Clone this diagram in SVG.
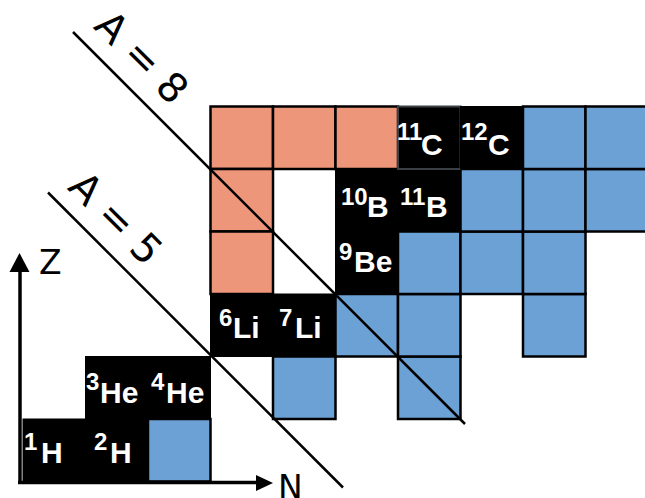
<svg xmlns="http://www.w3.org/2000/svg" width="645" height="498" viewBox="0 0 645 498">
  <style>
    .n  { fill: #6ca1d5; stroke: #000; stroke-width: 2.5; }
    .p  { fill: #ee967a; stroke: #000; stroke-width: 2.5; }
    .s  { fill: #000; stroke: #000; stroke-width: 1; }
    .lbl { fill: #fff; font-family: "Liberation Sans", Arial, sans-serif; font-weight: bold; font-size: 30px; }
    .sup { font-size: 24px; }
    .ax  { stroke: #000; stroke-width: 3.5; fill: none; }
    .iso { stroke: #000; stroke-width: 2.5; fill: none; }
    .cap { font-family: "DejaVu Sans", sans-serif; font-size: 40px; fill: #000; }
    .axl { font-family: "DejaVu Sans", sans-serif; font-size: 33px; fill: #000; }
  </style>

  <!-- neutron-rich (blue) cells -->
  <g id="neutron-rich">
    <rect class="n" x="148" y="419" width="62.5" height="62.5"/>
    <rect class="n" x="273" y="356.5" width="62.5" height="62.5"/>
    <rect class="n" x="398" y="356.5" width="62.5" height="62.5"/>
    <rect class="n" x="335.5" y="294" width="62.5" height="62.5"/>
    <rect class="n" x="398" y="294" width="62.5" height="62.5"/>
    <rect class="n" x="523" y="294" width="62.5" height="62.5"/>
    <rect class="n" x="398" y="231.5" width="62.5" height="62.5"/>
    <rect class="n" x="460.5" y="231.5" width="62.5" height="62.5"/>
    <rect class="n" x="523" y="231.5" width="62.5" height="62.5"/>
    <rect class="n" x="460.5" y="169" width="62.5" height="62.5"/>
    <rect class="n" x="523" y="169" width="62.5" height="62.5"/>
    <rect class="n" x="585.5" y="169" width="62.5" height="62.5"/>
    <rect class="n" x="523" y="106.5" width="62.5" height="62.5"/>
    <rect class="n" x="585.5" y="106.5" width="62.5" height="62.5"/>
  </g>

  <!-- proton-rich (orange) cells -->
  <g id="proton-rich">
    <rect class="p" x="210.5" y="106.5" width="62.5" height="62.5"/>
    <rect class="p" x="273" y="106.5" width="62.5" height="62.5"/>
    <rect class="p" x="335.5" y="106.5" width="62.5" height="62.5"/>
    <rect class="p" x="210.5" y="169" width="62.5" height="62.5"/>
    <rect class="p" x="210.5" y="231.5" width="62.5" height="62.5"/>
  </g>

  <!-- stable nuclides -->
  <g id="H1"><rect class="s" x="23" y="419" width="62.5" height="62.5"/>
    <text class="lbl"><tspan class="sup" x="24" y="450">1</tspan><tspan x="41" y="463">H</tspan></text></g>
  <g id="H2"><rect class="s" x="85.5" y="419" width="62.5" height="62.5"/>
    <text class="lbl"><tspan class="sup" x="94" y="450">2</tspan><tspan x="110" y="463">H</tspan></text></g>
  <g id="He3"><rect class="s" x="85.5" y="356.5" width="62.5" height="62.5"/>
    <text class="lbl"><tspan class="sup" x="86" y="390">3</tspan><tspan x="100" y="403">He</tspan></text></g>
  <g id="He4"><rect class="s" x="148" y="356.5" width="62.5" height="62.5"/>
    <text class="lbl"><tspan class="sup" x="151" y="390">4</tspan><tspan x="166" y="403">He</tspan></text></g>
  <g id="Li6"><rect class="s" x="210.5" y="294" width="62.5" height="62.5"/>
    <text class="lbl"><tspan class="sup" x="219" y="326">6</tspan><tspan x="233" y="338">Li</tspan></text></g>
  <g id="Li7"><rect class="s" x="273" y="294" width="62.5" height="62.5"/>
    <text class="lbl"><tspan class="sup" x="279" y="326">7</tspan><tspan x="295" y="338">Li</tspan></text></g>
  <g id="Be9"><rect class="s" x="335.5" y="231.5" width="62.5" height="62.5"/>
    <text class="lbl"><tspan class="sup" x="339" y="260">9</tspan><tspan x="354" y="272">Be</tspan></text></g>
  <g id="B10"><rect class="s" x="335.5" y="169" width="62.5" height="62.5"/>
    <text class="lbl"><tspan class="sup" x="341" y="205">10</tspan><tspan x="367" y="217">B</tspan></text></g>
  <g id="B11"><rect class="s" x="398" y="169" width="62.5" height="62.5"/>
    <text class="lbl"><tspan class="sup" x="400" y="205">11</tspan><tspan x="426" y="217">B</tspan></text></g>
  <g id="C11"><rect class="s" x="398" y="106.5" width="62.5" height="62.5" style="stroke:#3b4046;stroke-width:2"/>
    <text class="lbl"><tspan class="sup" x="397" y="140">11</tspan><tspan x="421" y="155">C</tspan></text></g>
  <g id="C12"><rect class="s" x="460.5" y="106.5" width="62.5" height="62.5"/>
    <text class="lbl"><tspan class="sup" x="461" y="140">12</tspan><tspan x="488" y="155">C</tspan></text></g>

  <!-- lines of constant mass number -->
  <g id="isobars">
    <line class="iso" x1="73" y1="32" x2="465" y2="424"/>
    <line class="iso" x1="48" y1="192.5" x2="343" y2="487.5"/>
    <text class="cap" text-anchor="middle" transform="translate(142,57) rotate(45)" y="14">A = 8</text>
    <text class="cap" text-anchor="middle" transform="translate(116,218) rotate(45)" y="14">A = 5</text>
  </g>

  <!-- axes -->
  <g id="axes">
    <line class="ax" x1="20" y1="484" x2="20" y2="268"/>
    <polygon points="19.5,253 9.5,272 29.5,272" fill="#000"/>
    <line class="ax" x1="18" y1="482.5" x2="259" y2="482.5"/>
    <polygon points="273,483 256,475 256,491" fill="#000"/>
    <text class="axl" x="278" y="499">N</text>
    <text class="axl" x="39" y="274">Z</text>
  </g>
</svg>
============
*Instructions to follow:* All of the material above is to be copied exactly, except for its images.

*Exercise solution:*
Clone this diagram in SVG.
<svg xmlns="http://www.w3.org/2000/svg" width="645" height="498" viewBox="0 0 645 498">
  <style>
    .n  { fill: #6ca1d5; stroke: #000; stroke-width: 2.5; }
    .p  { fill: #ee967a; stroke: #000; stroke-width: 2.5; }
    .s  { fill: #000; stroke: #000; stroke-width: 1; }
    .lbl { fill: #fff; font-family: "Liberation Sans", Arial, sans-serif; font-weight: bold; font-size: 30px; }
    .sup { font-size: 24px; }
    .ax  { stroke: #000; stroke-width: 3.5; fill: none; }
    .iso { stroke: #000; stroke-width: 2.5; fill: none; }
    .cap { font-family: "DejaVu Sans", sans-serif; font-size: 40px; fill: #000; }
    .axl { font-family: "DejaVu Sans", sans-serif; font-size: 33px; fill: #000; }
  </style>

  <!-- neutron-rich (blue) cells -->
  <g id="neutron-rich">
    <rect class="n" x="148" y="419" width="62.5" height="62.5"/>
    <rect class="n" x="273" y="356.5" width="62.5" height="62.5"/>
    <rect class="n" x="398" y="356.5" width="62.5" height="62.5"/>
    <rect class="n" x="335.5" y="294" width="62.5" height="62.5"/>
    <rect class="n" x="398" y="294" width="62.5" height="62.5"/>
    <rect class="n" x="523" y="294" width="62.5" height="62.5"/>
    <rect class="n" x="398" y="231.5" width="62.5" height="62.5"/>
    <rect class="n" x="460.5" y="231.5" width="62.5" height="62.5"/>
    <rect class="n" x="523" y="231.5" width="62.5" height="62.5"/>
    <rect class="n" x="460.5" y="169" width="62.5" height="62.5"/>
    <rect class="n" x="523" y="169" width="62.5" height="62.5"/>
    <rect class="n" x="585.5" y="169" width="62.5" height="62.5"/>
    <rect class="n" x="523" y="106.5" width="62.5" height="62.5"/>
    <rect class="n" x="585.5" y="106.5" width="62.5" height="62.5"/>
  </g>

  <!-- proton-rich (orange) cells -->
  <g id="proton-rich">
    <rect class="p" x="210.5" y="106.5" width="62.5" height="62.5"/>
    <rect class="p" x="273" y="106.5" width="62.5" height="62.5"/>
    <rect class="p" x="335.5" y="106.5" width="62.5" height="62.5"/>
    <rect class="p" x="210.5" y="169" width="62.5" height="62.5"/>
    <rect class="p" x="210.5" y="231.5" width="62.5" height="62.5"/>
  </g>

  <!-- stable nuclides -->
  <g id="H1"><rect class="s" x="23" y="419" width="62.5" height="62.5"/>
    <text class="lbl"><tspan class="sup" x="24" y="450">1</tspan><tspan x="41" y="463">H</tspan></text></g>
  <g id="H2"><rect class="s" x="85.5" y="419" width="62.5" height="62.5"/>
    <text class="lbl"><tspan class="sup" x="94" y="450">2</tspan><tspan x="110" y="463">H</tspan></text></g>
  <g id="He3"><rect class="s" x="85.5" y="356.5" width="62.5" height="62.5"/>
    <text class="lbl"><tspan class="sup" x="86" y="390">3</tspan><tspan x="100" y="403">He</tspan></text></g>
  <g id="He4"><rect class="s" x="148" y="356.5" width="62.5" height="62.5"/>
    <text class="lbl"><tspan class="sup" x="151" y="390">4</tspan><tspan x="166" y="403">He</tspan></text></g>
  <g id="Li6"><rect class="s" x="210.5" y="294" width="62.5" height="62.5"/>
    <text class="lbl"><tspan class="sup" x="219" y="326">6</tspan><tspan x="233" y="338">Li</tspan></text></g>
  <g id="Li7"><rect class="s" x="273" y="294" width="62.5" height="62.5"/>
    <text class="lbl"><tspan class="sup" x="279" y="326">7</tspan><tspan x="295" y="338">Li</tspan></text></g>
  <g id="Be9"><rect class="s" x="335.5" y="231.5" width="62.5" height="62.5"/>
    <text class="lbl"><tspan class="sup" x="339" y="260">9</tspan><tspan x="354" y="272">Be</tspan></text></g>
  <g id="B10"><rect class="s" x="335.5" y="169" width="62.5" height="62.5"/>
    <text class="lbl"><tspan class="sup" x="341" y="205">10</tspan><tspan x="367" y="217">B</tspan></text></g>
  <g id="B11"><rect class="s" x="398" y="169" width="62.5" height="62.5"/>
    <text class="lbl"><tspan class="sup" x="400" y="205">11</tspan><tspan x="426" y="217">B</tspan></text></g>
  <g id="C11"><rect class="s" x="398" y="106.5" width="62.5" height="62.5" style="stroke:#3b4046;stroke-width:2"/>
    <text class="lbl"><tspan class="sup" x="397" y="140">11</tspan><tspan x="421" y="155">C</tspan></text></g>
  <g id="C12"><rect class="s" x="460.5" y="106.5" width="62.5" height="62.5"/>
    <text class="lbl"><tspan class="sup" x="461" y="140">12</tspan><tspan x="488" y="155">C</tspan></text></g>

  <!-- lines of constant mass number -->
  <g id="isobars">
    <line class="iso" x1="73" y1="32" x2="465" y2="424"/>
    <line class="iso" x1="48" y1="192.5" x2="343" y2="487.5"/>
    <text class="cap" text-anchor="middle" transform="translate(142,57) rotate(45)" y="14">A = 8</text>
    <text class="cap" text-anchor="middle" transform="translate(116,218) rotate(45)" y="14">A = 5</text>
  </g>

  <!-- axes -->
  <g id="axes">
    <line class="ax" x1="20" y1="484" x2="20" y2="268"/>
    <polygon points="19.5,253 9.5,272 29.5,272" fill="#000"/>
    <line class="ax" x1="18" y1="482.5" x2="259" y2="482.5"/>
    <polygon points="273,483 256,475 256,491" fill="#000"/>
    <text class="axl" x="278" y="499">N</text>
    <text class="axl" x="39" y="274">Z</text>
  </g>
</svg>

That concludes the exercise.